Dataset:
☆ ☆ ☆ ☆ ☆
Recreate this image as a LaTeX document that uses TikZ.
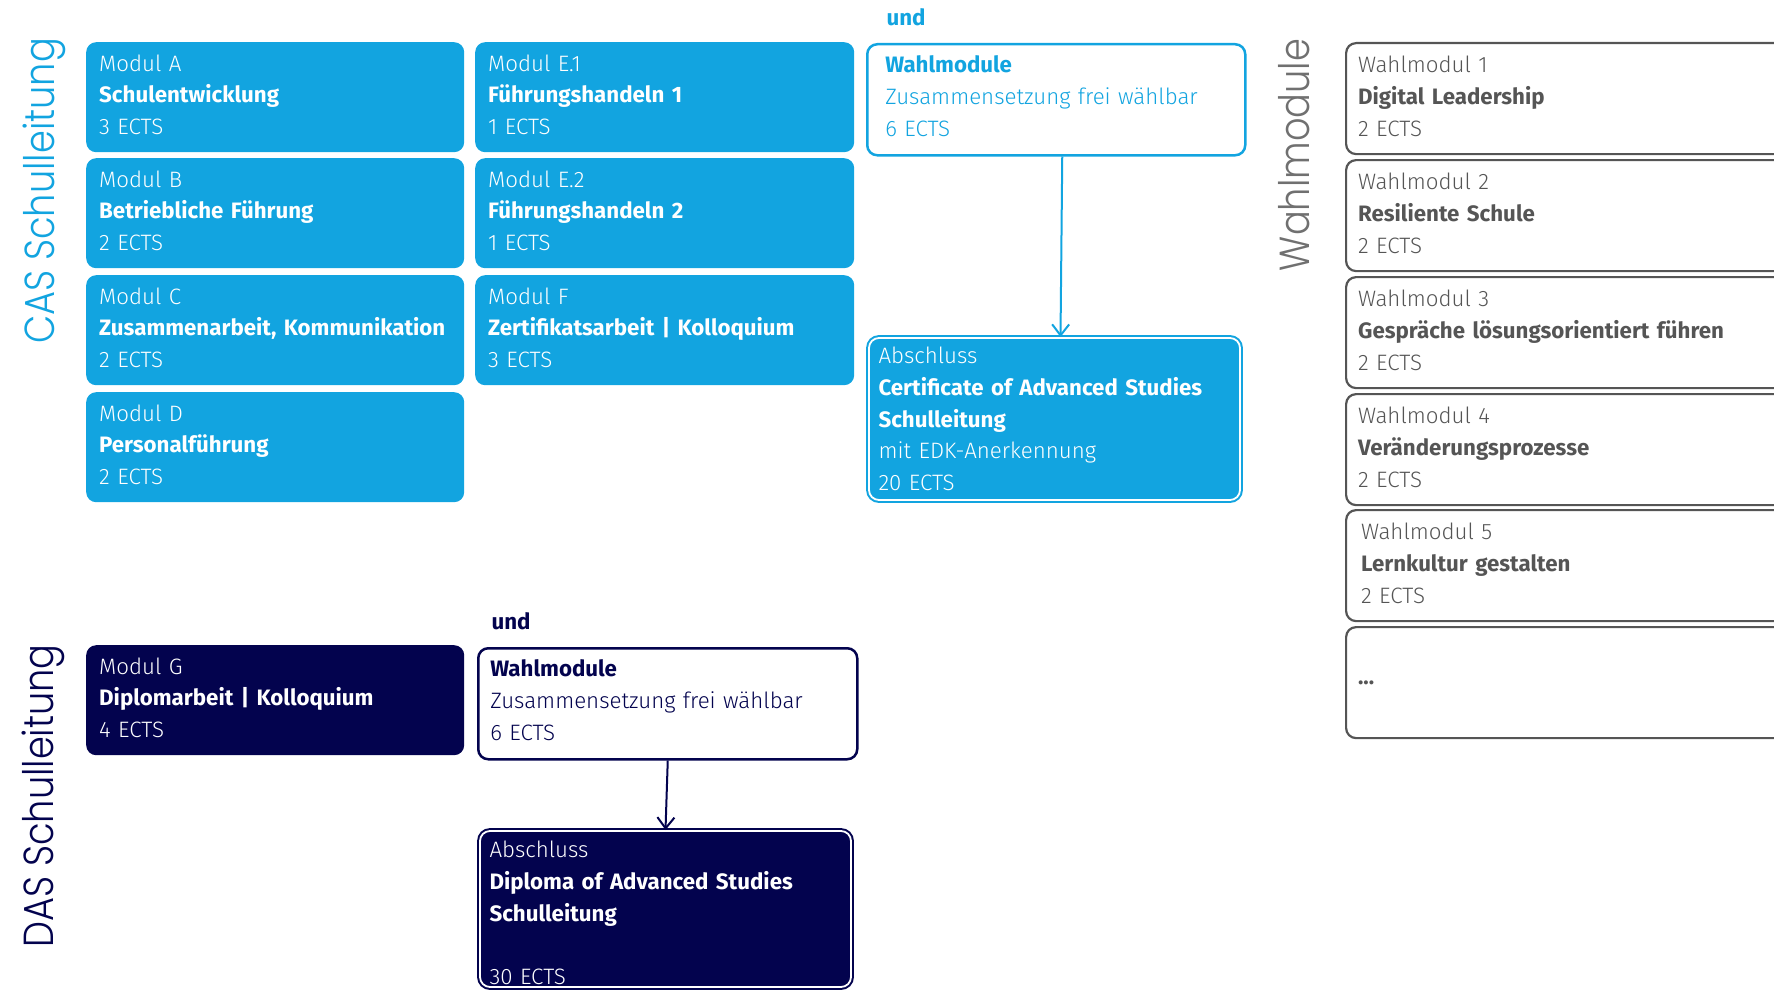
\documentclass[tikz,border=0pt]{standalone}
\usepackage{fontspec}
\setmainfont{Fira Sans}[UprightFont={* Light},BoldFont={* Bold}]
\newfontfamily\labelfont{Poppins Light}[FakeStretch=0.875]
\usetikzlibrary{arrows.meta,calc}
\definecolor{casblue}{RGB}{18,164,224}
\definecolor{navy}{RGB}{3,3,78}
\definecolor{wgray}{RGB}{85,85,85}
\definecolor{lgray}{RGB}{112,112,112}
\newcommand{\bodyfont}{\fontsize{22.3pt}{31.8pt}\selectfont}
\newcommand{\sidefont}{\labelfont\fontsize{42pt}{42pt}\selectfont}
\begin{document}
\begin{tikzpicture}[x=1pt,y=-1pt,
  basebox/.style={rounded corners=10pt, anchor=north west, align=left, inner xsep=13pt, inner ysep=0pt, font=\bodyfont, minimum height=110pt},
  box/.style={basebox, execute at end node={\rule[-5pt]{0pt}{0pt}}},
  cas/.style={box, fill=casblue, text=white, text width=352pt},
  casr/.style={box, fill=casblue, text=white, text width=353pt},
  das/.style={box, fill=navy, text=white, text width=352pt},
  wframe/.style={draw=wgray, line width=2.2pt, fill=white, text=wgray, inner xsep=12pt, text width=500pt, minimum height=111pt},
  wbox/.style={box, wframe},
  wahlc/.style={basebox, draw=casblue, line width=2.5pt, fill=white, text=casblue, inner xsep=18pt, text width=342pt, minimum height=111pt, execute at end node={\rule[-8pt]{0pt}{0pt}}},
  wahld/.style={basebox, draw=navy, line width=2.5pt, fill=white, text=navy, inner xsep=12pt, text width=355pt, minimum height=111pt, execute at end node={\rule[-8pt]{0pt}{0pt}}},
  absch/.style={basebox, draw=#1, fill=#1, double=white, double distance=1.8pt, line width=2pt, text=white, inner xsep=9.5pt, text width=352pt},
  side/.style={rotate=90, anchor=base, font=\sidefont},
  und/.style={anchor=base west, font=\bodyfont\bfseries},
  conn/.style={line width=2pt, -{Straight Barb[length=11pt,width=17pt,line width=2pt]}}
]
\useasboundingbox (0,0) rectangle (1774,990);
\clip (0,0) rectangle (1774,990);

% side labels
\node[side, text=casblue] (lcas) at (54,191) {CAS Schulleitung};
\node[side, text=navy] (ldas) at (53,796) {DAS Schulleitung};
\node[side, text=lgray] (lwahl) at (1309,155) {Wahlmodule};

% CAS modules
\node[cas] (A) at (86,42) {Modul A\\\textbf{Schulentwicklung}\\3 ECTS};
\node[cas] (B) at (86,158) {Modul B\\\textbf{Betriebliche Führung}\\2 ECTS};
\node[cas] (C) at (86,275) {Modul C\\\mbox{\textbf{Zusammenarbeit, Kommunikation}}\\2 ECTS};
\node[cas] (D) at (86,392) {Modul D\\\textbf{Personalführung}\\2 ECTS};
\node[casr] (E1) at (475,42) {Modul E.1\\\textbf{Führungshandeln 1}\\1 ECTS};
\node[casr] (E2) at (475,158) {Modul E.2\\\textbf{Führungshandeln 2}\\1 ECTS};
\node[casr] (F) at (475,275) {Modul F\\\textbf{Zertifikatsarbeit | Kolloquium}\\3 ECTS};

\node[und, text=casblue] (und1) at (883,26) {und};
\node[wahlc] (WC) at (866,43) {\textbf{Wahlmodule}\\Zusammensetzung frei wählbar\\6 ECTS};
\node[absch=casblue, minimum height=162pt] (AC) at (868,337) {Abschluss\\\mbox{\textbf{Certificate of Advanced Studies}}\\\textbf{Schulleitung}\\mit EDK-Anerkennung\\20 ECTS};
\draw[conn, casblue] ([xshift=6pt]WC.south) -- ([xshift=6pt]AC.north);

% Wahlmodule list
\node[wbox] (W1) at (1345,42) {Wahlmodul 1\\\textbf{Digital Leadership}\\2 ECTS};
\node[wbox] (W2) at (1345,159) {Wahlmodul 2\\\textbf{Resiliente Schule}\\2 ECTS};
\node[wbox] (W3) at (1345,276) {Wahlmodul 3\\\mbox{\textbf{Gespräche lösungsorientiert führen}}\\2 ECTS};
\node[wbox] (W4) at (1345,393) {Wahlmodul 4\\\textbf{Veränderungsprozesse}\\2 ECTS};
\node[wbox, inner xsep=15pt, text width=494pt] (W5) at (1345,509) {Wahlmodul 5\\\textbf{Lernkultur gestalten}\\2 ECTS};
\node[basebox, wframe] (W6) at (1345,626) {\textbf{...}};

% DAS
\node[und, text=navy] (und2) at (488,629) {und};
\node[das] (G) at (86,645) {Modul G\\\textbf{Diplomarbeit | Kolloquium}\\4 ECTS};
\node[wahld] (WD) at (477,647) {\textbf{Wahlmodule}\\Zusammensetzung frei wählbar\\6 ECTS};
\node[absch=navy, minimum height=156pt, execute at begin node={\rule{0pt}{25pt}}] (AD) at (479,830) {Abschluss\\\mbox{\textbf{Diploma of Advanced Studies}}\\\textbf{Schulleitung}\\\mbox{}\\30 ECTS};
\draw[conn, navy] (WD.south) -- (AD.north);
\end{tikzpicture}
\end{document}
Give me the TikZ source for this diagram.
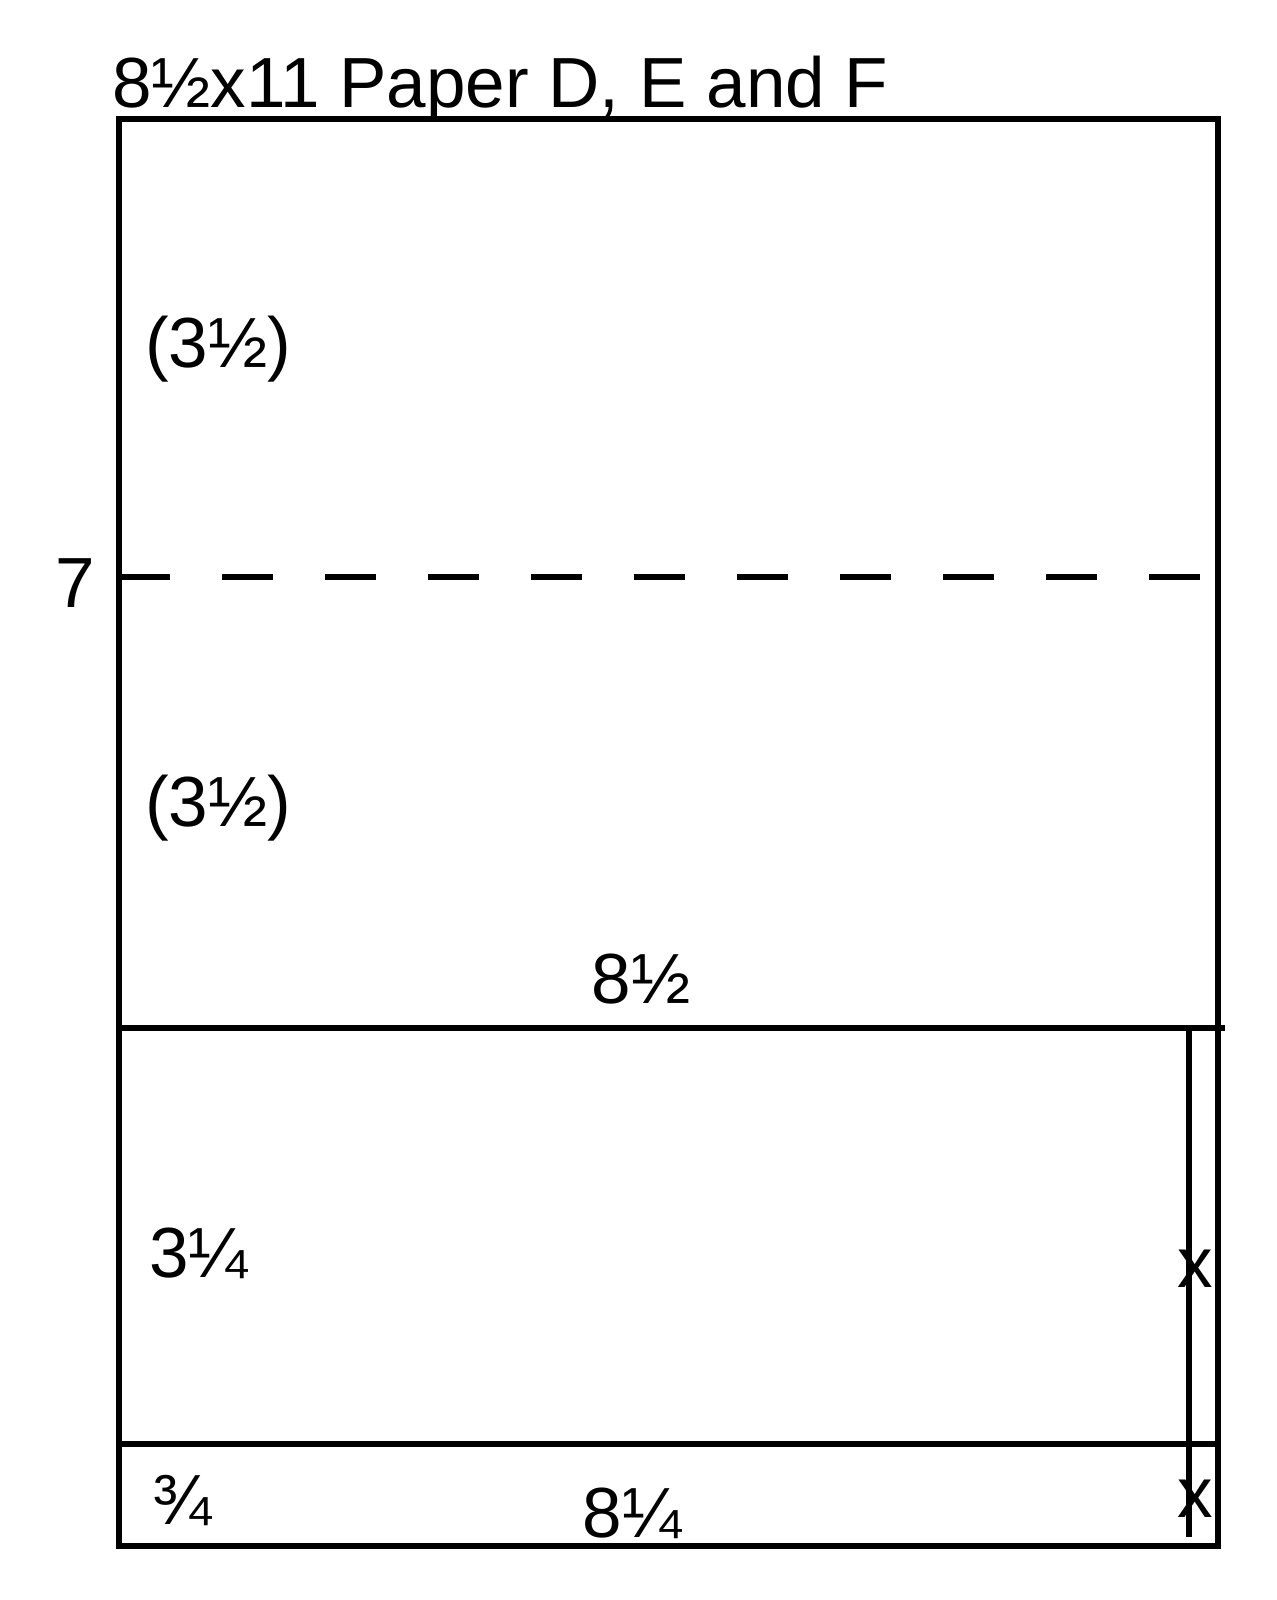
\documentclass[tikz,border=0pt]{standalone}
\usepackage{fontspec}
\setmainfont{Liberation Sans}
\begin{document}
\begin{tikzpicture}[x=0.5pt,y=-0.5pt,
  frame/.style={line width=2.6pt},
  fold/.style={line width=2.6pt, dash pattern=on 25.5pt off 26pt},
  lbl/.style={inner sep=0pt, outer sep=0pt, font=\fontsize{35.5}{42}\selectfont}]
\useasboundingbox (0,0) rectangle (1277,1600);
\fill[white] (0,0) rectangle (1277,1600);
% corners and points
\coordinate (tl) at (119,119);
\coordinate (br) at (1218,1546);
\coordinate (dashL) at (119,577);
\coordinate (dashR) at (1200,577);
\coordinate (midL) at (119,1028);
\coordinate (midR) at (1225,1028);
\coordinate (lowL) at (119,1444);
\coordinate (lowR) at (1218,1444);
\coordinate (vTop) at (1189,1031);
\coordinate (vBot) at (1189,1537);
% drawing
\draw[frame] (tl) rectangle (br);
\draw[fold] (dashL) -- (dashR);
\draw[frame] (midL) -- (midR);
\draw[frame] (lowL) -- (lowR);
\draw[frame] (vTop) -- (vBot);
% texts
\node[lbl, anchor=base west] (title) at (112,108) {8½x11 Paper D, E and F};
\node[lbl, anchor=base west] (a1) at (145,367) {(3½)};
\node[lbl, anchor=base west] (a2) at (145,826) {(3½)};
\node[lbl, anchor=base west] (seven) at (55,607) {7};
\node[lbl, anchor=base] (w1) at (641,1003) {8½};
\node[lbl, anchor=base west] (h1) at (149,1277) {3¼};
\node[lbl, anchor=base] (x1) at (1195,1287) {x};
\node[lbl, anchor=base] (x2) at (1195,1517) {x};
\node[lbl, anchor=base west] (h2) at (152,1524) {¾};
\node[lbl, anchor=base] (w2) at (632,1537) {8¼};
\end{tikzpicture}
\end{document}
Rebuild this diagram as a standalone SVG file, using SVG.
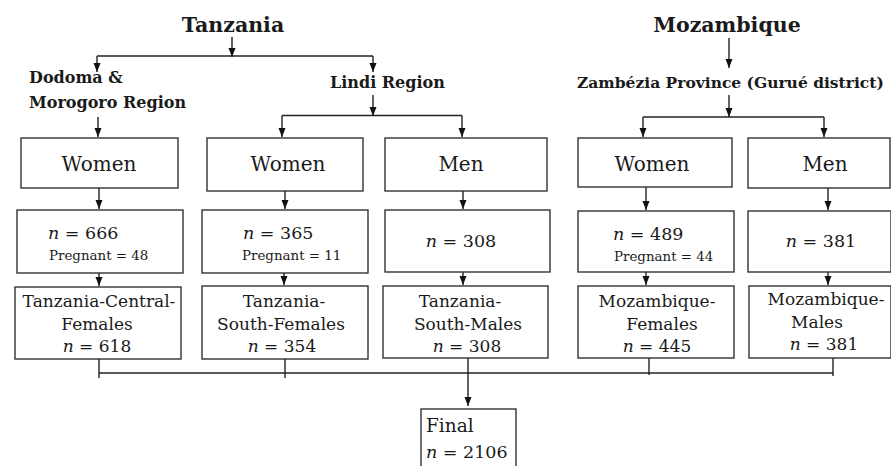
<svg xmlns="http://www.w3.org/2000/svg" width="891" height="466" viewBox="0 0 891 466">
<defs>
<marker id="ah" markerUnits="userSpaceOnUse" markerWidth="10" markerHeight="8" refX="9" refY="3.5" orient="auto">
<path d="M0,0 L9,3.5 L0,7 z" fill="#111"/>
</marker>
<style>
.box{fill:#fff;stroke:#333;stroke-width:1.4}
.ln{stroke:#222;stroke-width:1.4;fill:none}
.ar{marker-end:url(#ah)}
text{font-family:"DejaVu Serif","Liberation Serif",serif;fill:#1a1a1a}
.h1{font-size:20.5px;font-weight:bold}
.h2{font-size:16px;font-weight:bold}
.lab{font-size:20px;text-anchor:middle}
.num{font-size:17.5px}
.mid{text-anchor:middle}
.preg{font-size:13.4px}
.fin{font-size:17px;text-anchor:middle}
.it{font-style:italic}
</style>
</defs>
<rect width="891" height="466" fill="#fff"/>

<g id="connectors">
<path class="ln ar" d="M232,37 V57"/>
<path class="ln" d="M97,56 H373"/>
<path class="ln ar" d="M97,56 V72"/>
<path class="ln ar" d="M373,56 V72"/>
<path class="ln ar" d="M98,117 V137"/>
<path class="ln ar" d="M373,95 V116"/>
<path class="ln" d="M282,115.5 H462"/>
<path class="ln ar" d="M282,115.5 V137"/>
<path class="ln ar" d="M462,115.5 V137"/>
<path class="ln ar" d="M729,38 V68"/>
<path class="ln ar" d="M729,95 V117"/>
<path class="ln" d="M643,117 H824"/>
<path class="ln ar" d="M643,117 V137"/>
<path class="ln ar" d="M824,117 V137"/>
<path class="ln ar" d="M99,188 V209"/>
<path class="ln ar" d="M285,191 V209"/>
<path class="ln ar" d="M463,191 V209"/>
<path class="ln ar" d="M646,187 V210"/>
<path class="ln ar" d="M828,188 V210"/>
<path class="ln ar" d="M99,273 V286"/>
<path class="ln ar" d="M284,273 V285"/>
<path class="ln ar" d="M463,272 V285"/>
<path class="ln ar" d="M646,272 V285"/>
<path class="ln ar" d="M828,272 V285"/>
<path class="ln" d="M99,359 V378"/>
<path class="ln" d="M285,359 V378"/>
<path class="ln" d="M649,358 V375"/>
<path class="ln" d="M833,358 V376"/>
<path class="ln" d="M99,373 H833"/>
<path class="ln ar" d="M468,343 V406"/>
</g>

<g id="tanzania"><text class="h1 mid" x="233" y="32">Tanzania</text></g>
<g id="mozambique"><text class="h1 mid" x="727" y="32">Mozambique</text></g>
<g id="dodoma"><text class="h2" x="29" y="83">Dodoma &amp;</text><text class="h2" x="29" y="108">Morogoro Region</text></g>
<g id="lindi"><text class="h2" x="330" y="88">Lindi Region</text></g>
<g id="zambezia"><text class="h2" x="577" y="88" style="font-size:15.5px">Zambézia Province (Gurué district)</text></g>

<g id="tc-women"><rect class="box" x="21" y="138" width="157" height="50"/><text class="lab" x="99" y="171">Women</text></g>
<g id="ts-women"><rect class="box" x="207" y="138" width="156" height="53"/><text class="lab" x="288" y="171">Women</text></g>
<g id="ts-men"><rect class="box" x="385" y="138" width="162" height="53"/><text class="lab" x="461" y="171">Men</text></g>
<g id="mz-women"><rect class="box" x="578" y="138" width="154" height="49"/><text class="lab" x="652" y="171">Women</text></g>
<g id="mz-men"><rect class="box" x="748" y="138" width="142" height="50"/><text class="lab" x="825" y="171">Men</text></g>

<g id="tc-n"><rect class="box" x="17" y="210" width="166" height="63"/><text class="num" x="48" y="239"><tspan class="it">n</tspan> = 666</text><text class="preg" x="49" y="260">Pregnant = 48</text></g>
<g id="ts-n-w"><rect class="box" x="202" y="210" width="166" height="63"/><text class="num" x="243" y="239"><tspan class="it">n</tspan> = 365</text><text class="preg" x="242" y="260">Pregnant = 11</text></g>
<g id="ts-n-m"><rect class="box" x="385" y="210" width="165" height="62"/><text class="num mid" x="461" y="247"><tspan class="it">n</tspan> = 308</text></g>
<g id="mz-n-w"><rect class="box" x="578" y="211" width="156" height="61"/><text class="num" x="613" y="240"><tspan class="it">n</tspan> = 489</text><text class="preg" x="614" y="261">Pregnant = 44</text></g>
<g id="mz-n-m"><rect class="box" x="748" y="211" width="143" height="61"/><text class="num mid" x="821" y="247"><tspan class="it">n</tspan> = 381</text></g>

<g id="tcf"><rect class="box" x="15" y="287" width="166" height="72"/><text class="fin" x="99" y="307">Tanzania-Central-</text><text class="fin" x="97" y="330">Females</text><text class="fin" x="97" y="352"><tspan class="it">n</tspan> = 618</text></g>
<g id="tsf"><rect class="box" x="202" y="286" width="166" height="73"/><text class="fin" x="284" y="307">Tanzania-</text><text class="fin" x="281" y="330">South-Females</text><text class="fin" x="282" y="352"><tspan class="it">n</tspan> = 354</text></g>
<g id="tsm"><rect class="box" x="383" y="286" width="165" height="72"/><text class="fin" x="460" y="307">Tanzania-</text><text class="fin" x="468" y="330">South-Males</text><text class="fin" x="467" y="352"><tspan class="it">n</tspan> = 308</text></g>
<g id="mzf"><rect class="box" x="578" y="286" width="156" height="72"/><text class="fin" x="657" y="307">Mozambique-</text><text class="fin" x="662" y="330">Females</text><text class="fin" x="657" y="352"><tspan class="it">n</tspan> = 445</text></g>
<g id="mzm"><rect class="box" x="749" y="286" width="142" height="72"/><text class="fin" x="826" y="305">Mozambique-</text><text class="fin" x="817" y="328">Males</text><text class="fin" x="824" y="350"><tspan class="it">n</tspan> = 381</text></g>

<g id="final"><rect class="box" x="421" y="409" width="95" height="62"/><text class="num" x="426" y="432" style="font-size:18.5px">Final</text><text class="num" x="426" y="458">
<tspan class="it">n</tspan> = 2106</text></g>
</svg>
☆ ☆ ☆ ☆ ☆
What is asked:
Look through the data and gather every line with the string "this" in it.

Problem solution:
Recreate this image as a LaTeX document that uses TikZ.
Give me the TikZ source for this diagram.
Rebuild this diagram as a standalone SVG file, using SVG.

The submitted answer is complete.